Should you tell them?

Over the weekend while attending a Cabernet tasting event*, I was talking with a friend and somehow  (yes I know — this suggests I have no life OR maybe I’m just really excited about Talent Management) the topic of “top talent transparency” came up.  Of course we didn’t use those words, but it was the topic nonetheless.

When we talk about “top talent” we tend to agonize along the following lines

  • If I tell someone that they are on “the list” will their ego make me regret it?
  • What about those who are not on “the list” will they be negatively impacted?

I’m going to risk it all with an opinion here, feel free to disagree (in comments or otherwise).  I believe you should be willing to disclose this information to individuals.  Why?  Well, because they are going to find out anyway, so pretending to hide it will not solve your problems.  By sharing this information you can have a better chance of actually getting what you want from those individuals who you consider your top talent.  In otherwords, by letting them know you consider them top talent you have a better opportunity to help them understand why, and as a result they can focus on the behaviors that make them critical to your organization. 

It reminds me of a conversation I had with my mother in the second grade, after I was tested for the MGM program.  The conversation went something like this:

Meg: How did I do?

Mom: I can’t tell you

Meg: Why? I had to take a test today instead of getting to watch a film in the library with the rest of my class, what do you mean you wont tell me how I did?

Mom: I’m told not to tell you because they are worried that by knowing the results it might cause you to act differently.

Meg: Huh?!

Yes, there are risks with transparency but at least those you can actively manage.


* For those interested the category was 2003 California Cabs and the winners were Signorello Valley and Long Vineyards

5 thoughts on “Should you tell them?

  1. I second the vote for transparency…people want to know where they stand, and will work to find out.
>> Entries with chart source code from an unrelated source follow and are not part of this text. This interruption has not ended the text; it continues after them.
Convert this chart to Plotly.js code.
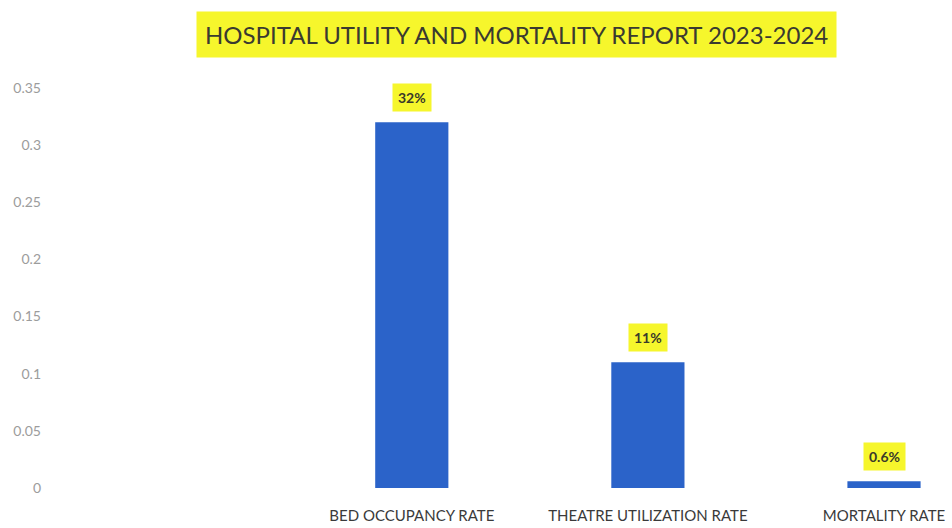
<!DOCTYPE html>
<html>
<head>
<meta charset="utf-8">
<script src="https://cdn.plot.ly/plotly-3.0.1.min.js"></script>
<style>html,body{margin:0;padding:0;background:#fff}#chart{width:952px;height:528px}</style>
</head>
<body>
<div id="chart"></div>
<script>
const categories = ["BED OCCUPANCY RATE", "THEATRE UTILIZATION RATE", "MORTALITY RATE"];
const values = [0.32, 0.11, 0.006];
const labels = ["32%", "11%", "0.6%"];
const yTicks = [0, 0.05, 0.1, 0.15, 0.2, 0.25, 0.3, 0.35];
const yTickText = ["0", "0.05", "0.1", "0.15", "0.2", "0.25", "0.3", "0.35"];
const titleText = "HOSPITAL UTILITY AND MORTALITY REPORT 2023-2024";

const trace = {
  type: "bar",
  x: categories,
  y: values,
  marker: {color: "#2B63C9"},
  width: 0.31,
  hoverinfo: "skip"
};

const annotations = categories.map((c, i) => ({
  x: c, y: values[i], xref: "x", yref: "y",
  text: "<b>" + labels[i] + "</b>",
  showarrow: false, yanchor: "bottom", yshift: 10,
  bgcolor: "#F6F62C", borderpad: 5,
  font: {family: "Lato, 'Open Sans', sans-serif", size: 14, color: "#3a3a2a"}
}));
annotations.push({
  x: 0.512, y: 1, xref: "paper", yref: "paper",
  xanchor: "center", yanchor: "bottom", yshift: 30,
  text: titleText, showarrow: false,
  bgcolor: "#F6F62C", borderpad: 8,
  font: {family: "Lato, 'Open Sans', sans-serif", size: 24, color: "#3a3a30"}
});

const layout = {
  width: 952, height: 528,
  margin: {l: 60, r: 0, t: 88, b: 40},
  paper_bgcolor: "#fff", plot_bgcolor: "#fff",
  showlegend: false,
  xaxis: {
    type: "category",
    range: [-1.49, 2.288],
    showgrid: false, zeroline: false, showline: false,
    ticks: "", ticklabelstandoff: 17,
    tickfont: {family: "Lato, 'Open Sans', sans-serif", size: 15, color: "#3a3a3a"}
  },
  yaxis: {
    range: [0, 0.35],
    tickvals: yTicks, ticktext: yTickText,
    showgrid: false, zeroline: false, showline: false,
    ticks: "", ticklabelstandoff: 18,
    tickfont: {family: "Lato, 'Open Sans', sans-serif", size: 14, color: "#9c9c9c"}
  },
  annotations: annotations
};

Plotly.newPlot("chart", [trace], layout, {displayModeBar: false, staticPlot: true});
</script>
</body>
</html>
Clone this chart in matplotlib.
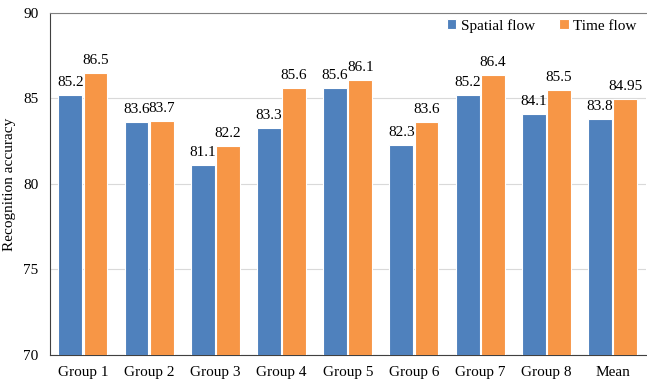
import numpy as np
import matplotlib.pyplot as plt

plt.rcParams['font.family'] = ['Liberation Serif', 'DejaVu Serif']

groups = ["Group 1", "Group 2", "Group 3", "Group 4", "Group 5",
          "Group 6", "Group 7", "Group 8", "Mean"]
spatial = [85.2, 83.6, 81.1, 83.3, 85.6, 82.3, 85.2, 84.1, 83.8]
temporal = [86.5, 83.7, 82.2, 85.6, 86.1, 83.6, 86.4, 85.5, 84.95]

blue = "#4F81BD"
orange = "#F79646"


def main():
    fig = plt.figure(figsize=(6.47, 3.82), dpi=100)
    ax = fig.add_axes([0.077, 0.071, 0.921, 0.895])

    x = np.arange(len(groups))
    w = 0.36
    b1 = ax.bar(x - 0.19, spatial, w, color=blue, edgecolor="white",
                linewidth=0.8, label="Spatial flow", zorder=3)
    b2 = ax.bar(x + 0.19, temporal, w, color=orange, edgecolor="white",
                linewidth=0.8, label="Time flow", zorder=3)

    for bars, vals in ((b1, spatial), (b2, temporal)):
        for r, v in zip(bars, vals):
            ax.text(r.get_x() + r.get_width() / 2, v + 0.35, f"{v:g}",
                    ha="center", va="bottom", fontsize=11)

    ax.set_xlim(-0.5, len(groups) - 0.5)
    ax.set_ylim(70, 90)
    ax.set_yticks([70, 75, 80, 85, 90])
    ax.set_xticks(x)
    ax.set_xticklabels(groups)
    ax.tick_params(length=0, labelsize=11, pad=8)
    ax.tick_params(axis="y", pad=8)
    ax.yaxis.grid(True, color="#d9d9d9", linewidth=0.8, zorder=0)
    ax.set_ylabel("Recognition accuracy", fontsize=11)
    ax.yaxis.set_label_coords(-0.056, 0.5)

    ax.spines["right"].set_visible(False)
    ax.spines["top"].set_color("#808080")
    ax.spines["left"].set_color("#404040")
    ax.spines["bottom"].set_color("#404040")

    ax.legend(loc="upper right", bbox_to_anchor=(1.0, 1.01), ncol=2,
              frameon=False, fontsize=11, handlelength=0.6,
              handleheight=0.6, handletextpad=0.3, columnspacing=1.6,
              borderaxespad=0.2)

    fig.savefig("out.png", dpi=100)


if __name__ == "__main__":
    main()
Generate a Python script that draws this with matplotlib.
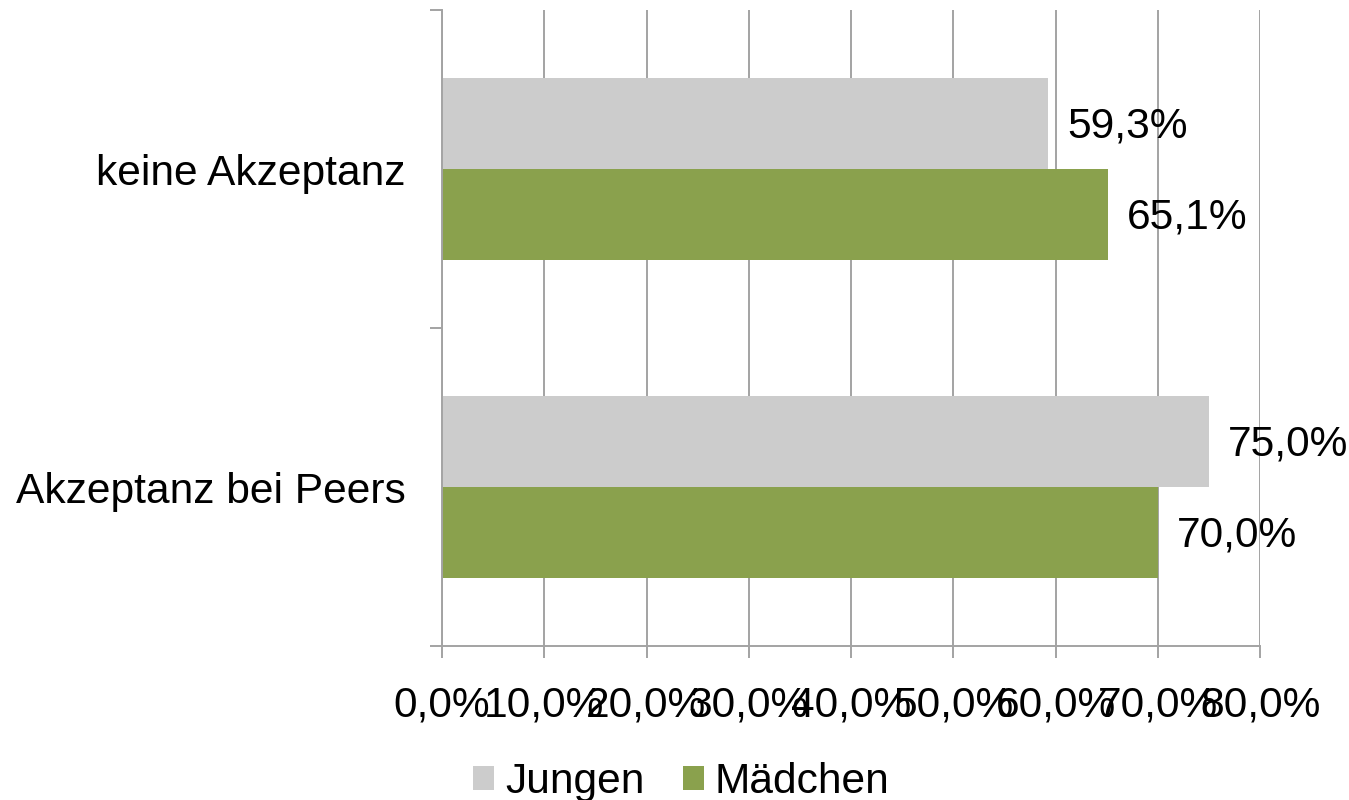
import numpy as np
import matplotlib
matplotlib.use('Agg')
import matplotlib.pyplot as plt
from matplotlib.ticker import FuncFormatter

plt.rcParams['font.family'] = 'Liberation Sans'

categories = ['Akzeptanz bei Peers', 'keine Akzeptanz']
jungen = [75.0, 59.3]
maedchen = [70.0, 65.1]
series_names = ['Jungen', 'Mädchen']

grey = '#CCCCCC'
green = '#8AA14D'
line_grey = '#A3A3A3'
fs = 30.6

fig = plt.figure(figsize=(13.49, 8.0), dpi=100)
ax = fig.add_axes([442 / 1349, 1 - 646 / 800, (1260 - 442) / 1349, (646 - 10) / 800])

y = np.arange(len(categories))
h = 0.285
b1 = ax.barh(y + h / 2, jungen, height=h, color=grey, label=series_names[0], zorder=2)
b2 = ax.barh(y - h / 2, maedchen, height=h, color=green, label=series_names[1], zorder=2)

for bars, vals in [(b1, jungen), (b2, maedchen)]:
    for bar, v in zip(bars, vals):
        ax.annotate(f'{v:.1f}%'.replace('.', ','),
                    (v, bar.get_y() + bar.get_height() / 2),
                    xytext=(14, -2), textcoords='offset points',
                    ha='left', va='center', fontsize=fs)

ax.set_xlim(0, 80)
ax.set_ylim(-0.5, 1.5)
ax.set_xticks(np.arange(0, 81, 10))
ax.xaxis.set_major_formatter(FuncFormatter(lambda v, p: f'{v:.1f}%'.replace('.', ',')))
ax.tick_params(axis='x', length=8.6, width=1.4, color=line_grey, labelsize=fs, pad=20)

# category boundaries get the tick marks, labels sit on the minor ticks
ax.set_yticks([-0.5, 0.5, 1.5])
ax.set_yticklabels([])
ax.set_yticks(y, minor=True)
ax.set_yticklabels(categories, minor=True)
ax.tick_params(axis='y', which='major', length=8.6, width=1.4, color=line_grey)
ax.tick_params(axis='y', which='minor', length=0, labelsize=fs, pad=26)

ax.grid(axis='x', color=line_grey, linewidth=1.4, zorder=0)
ax.set_axisbelow(True)
for s in ['top', 'right']:
    ax.spines[s].set_visible(False)
for s in ['left', 'bottom']:
    ax.spines[s].set_color(line_grey)
    ax.spines[s].set_linewidth(1.4)

fig.legend(loc='lower center', bbox_to_anchor=(0.505, -0.05), ncol=2, frameon=False,
           fontsize=fs, handlelength=0.5, handleheight=0.5, handletextpad=0.25,
           columnspacing=0.9)

fig.savefig('out.png', dpi=100)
Not knowing increases the probability of top talent turnover. (“Company B seems to want me, and I don’t know what’s up with Company A. Looks like Company B is the winner.”)

    I’m also a fan of Signorello. Sounds like a good weekend!

  2. I recently read “Building Tomorrow’s Talent” and they point out the need to have our act together when informing top talent and/or high potentials so as to avoid the problems of “big heads”, “left outs”, etc. This is of course, what leadership is all about – adequate preparation to deal with what you can’t hide from, which in turn can benefit from coaching support. Preparation includes having consistent, documented, definitions, policies, and processes (which can cover the fact that measurement includes managerial judgment.) This can include a description for how people are removed from “the list,” say, for behaving inappropriately as a result from having an oversized ego for instance. In addition, folks not on “the list” should have development opportunities as well, even if they are different. Fairness does not have to mean sameness.

  3. I think a lot of the issue of should you tell vs. should you not, fairness vs. sameness, what to do with the “left outs,” etc. can be resolved by acknowledging the many different types of potential that can exist within an organization. For example, if you are fresh out of grad school and starting a first real job, whether you are tagged as high potential or not is going to have a huge impact on job satisfaction and how long you see yourself with the company.

    But what if you could be tagged as either having SME potential, program leadership (vs people leadership) potential, or potential to move to a particular management level within the company (say, Director level but perhaps not CEO). That is more useful information for the company to have on hand, and also gives you a more realistic while still motivating view of how your potential career trajectory is perceived.

    My experience tells me that most people have a pretty good grasp of where their talents and interests lie, anyhow, and so where they are slated won’t be of great surprise. In this regard, it’s actually the yes/no dichotomies that create the problems of ego/disillusionment that makes us afraid to tell.

  4. @Mike, very good point. Interesting at how our desire to neatly classify people makes everything else more complicated.